→ **Records for processing**:
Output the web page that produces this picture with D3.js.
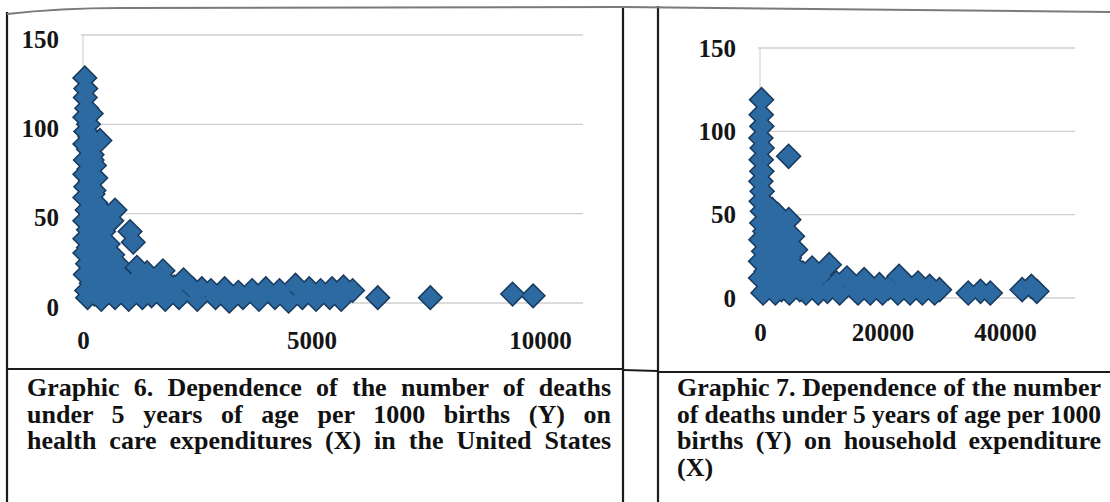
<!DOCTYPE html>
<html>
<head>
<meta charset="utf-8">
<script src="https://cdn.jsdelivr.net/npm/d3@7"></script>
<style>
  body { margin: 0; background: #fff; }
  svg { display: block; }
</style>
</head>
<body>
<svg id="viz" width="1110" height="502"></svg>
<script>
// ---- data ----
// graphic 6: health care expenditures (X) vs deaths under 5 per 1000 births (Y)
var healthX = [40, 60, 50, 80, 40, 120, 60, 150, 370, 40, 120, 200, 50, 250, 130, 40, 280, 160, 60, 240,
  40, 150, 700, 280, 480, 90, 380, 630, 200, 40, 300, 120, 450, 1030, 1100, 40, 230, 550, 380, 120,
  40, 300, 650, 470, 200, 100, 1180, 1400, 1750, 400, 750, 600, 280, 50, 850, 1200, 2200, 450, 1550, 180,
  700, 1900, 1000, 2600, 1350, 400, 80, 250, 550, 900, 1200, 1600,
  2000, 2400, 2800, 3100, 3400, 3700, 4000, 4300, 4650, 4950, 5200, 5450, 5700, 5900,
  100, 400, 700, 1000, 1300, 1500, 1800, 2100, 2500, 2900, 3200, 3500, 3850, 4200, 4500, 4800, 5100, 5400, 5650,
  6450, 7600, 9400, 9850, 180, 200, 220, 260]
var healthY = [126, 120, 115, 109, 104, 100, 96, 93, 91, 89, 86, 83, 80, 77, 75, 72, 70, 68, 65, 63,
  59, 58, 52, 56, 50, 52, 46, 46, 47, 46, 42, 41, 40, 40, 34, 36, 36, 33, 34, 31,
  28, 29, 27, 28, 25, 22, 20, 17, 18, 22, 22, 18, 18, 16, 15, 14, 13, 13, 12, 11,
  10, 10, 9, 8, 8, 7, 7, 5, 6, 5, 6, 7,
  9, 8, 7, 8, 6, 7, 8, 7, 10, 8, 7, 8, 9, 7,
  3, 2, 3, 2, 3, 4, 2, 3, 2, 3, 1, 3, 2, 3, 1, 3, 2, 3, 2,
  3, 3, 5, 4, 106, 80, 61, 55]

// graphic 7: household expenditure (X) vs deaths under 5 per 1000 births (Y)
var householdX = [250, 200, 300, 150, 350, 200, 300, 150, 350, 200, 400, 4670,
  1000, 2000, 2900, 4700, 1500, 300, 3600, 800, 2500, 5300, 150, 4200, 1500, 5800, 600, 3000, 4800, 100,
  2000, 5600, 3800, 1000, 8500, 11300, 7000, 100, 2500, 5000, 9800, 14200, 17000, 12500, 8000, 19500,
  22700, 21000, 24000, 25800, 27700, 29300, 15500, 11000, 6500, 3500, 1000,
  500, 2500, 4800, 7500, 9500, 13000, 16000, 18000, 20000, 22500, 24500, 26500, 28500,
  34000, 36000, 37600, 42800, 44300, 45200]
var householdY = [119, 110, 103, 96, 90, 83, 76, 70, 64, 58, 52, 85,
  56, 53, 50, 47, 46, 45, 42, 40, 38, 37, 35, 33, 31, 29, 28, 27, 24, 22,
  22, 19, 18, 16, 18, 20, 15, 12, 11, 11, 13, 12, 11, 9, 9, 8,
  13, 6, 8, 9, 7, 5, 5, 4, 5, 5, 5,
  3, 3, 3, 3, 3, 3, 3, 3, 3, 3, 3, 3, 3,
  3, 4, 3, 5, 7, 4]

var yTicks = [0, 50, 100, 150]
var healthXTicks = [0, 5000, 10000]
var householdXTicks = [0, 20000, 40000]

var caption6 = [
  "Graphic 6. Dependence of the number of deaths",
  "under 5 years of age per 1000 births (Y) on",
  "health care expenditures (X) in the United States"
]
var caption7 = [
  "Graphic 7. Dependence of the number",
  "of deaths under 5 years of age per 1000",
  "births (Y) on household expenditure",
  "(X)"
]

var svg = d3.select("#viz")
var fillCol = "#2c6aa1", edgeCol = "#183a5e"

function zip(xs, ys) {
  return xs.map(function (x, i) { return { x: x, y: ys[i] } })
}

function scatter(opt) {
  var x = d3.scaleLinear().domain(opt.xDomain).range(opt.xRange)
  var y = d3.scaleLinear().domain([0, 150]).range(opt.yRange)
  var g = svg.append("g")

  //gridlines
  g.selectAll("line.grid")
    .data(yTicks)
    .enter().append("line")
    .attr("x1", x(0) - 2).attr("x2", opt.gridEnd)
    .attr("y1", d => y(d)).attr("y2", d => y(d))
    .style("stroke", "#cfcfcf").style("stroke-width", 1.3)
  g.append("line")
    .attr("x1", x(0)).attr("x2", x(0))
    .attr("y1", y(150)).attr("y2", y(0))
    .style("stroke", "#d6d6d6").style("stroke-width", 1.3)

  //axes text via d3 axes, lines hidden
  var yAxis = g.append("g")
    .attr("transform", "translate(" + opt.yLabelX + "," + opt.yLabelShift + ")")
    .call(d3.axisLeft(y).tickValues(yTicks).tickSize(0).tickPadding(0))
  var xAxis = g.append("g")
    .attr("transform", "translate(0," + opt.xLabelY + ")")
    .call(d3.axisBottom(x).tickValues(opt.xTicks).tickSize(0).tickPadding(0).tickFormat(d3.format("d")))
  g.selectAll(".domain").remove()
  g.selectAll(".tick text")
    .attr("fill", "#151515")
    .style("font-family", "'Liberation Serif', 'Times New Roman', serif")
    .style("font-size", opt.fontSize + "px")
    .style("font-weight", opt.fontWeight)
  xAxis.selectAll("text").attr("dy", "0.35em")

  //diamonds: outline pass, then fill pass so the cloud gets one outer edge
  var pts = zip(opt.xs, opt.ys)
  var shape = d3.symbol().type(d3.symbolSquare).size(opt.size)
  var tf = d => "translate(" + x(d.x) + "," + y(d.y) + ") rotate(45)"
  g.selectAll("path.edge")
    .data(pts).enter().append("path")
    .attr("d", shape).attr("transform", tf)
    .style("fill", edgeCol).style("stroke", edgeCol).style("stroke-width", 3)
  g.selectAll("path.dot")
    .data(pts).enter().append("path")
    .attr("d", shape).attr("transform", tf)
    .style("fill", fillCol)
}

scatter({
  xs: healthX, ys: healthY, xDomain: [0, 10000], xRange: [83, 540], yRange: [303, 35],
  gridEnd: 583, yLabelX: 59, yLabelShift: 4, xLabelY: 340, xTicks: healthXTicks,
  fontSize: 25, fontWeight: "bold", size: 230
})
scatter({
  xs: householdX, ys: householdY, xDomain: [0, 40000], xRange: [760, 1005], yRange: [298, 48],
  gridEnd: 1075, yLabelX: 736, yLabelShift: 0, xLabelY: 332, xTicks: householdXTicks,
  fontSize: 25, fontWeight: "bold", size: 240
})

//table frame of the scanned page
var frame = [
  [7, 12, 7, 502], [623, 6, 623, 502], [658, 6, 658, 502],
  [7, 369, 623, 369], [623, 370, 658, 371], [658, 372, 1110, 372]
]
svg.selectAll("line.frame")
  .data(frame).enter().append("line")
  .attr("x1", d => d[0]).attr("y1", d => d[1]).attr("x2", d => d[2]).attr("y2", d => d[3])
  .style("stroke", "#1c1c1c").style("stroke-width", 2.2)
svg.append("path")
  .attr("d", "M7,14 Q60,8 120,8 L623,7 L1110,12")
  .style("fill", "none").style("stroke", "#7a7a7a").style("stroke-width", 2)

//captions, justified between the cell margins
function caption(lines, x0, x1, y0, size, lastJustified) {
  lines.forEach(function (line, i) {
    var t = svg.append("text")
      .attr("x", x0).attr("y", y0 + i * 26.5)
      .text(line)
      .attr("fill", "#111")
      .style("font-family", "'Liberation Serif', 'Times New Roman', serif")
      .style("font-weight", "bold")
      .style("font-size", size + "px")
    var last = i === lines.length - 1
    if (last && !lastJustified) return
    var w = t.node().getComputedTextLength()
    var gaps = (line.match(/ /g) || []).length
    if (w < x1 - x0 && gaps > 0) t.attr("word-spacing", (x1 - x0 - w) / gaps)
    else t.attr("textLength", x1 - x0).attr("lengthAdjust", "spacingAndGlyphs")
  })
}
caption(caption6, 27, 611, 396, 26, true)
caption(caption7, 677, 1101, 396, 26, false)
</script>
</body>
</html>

...

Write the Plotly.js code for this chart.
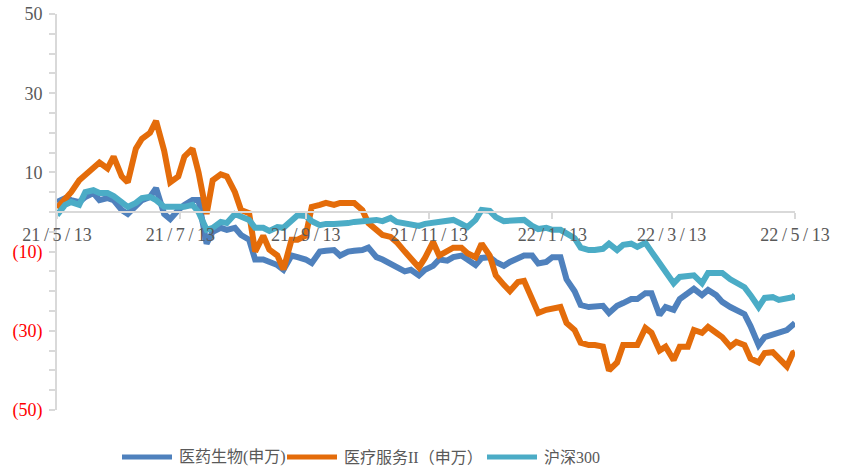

→ **Your goal**: Show every line from the entries above in which "this" appears.

→ **Final result**:
Output the web page that produces this picture with D3.js.
Write the Plotly.js code for this chart.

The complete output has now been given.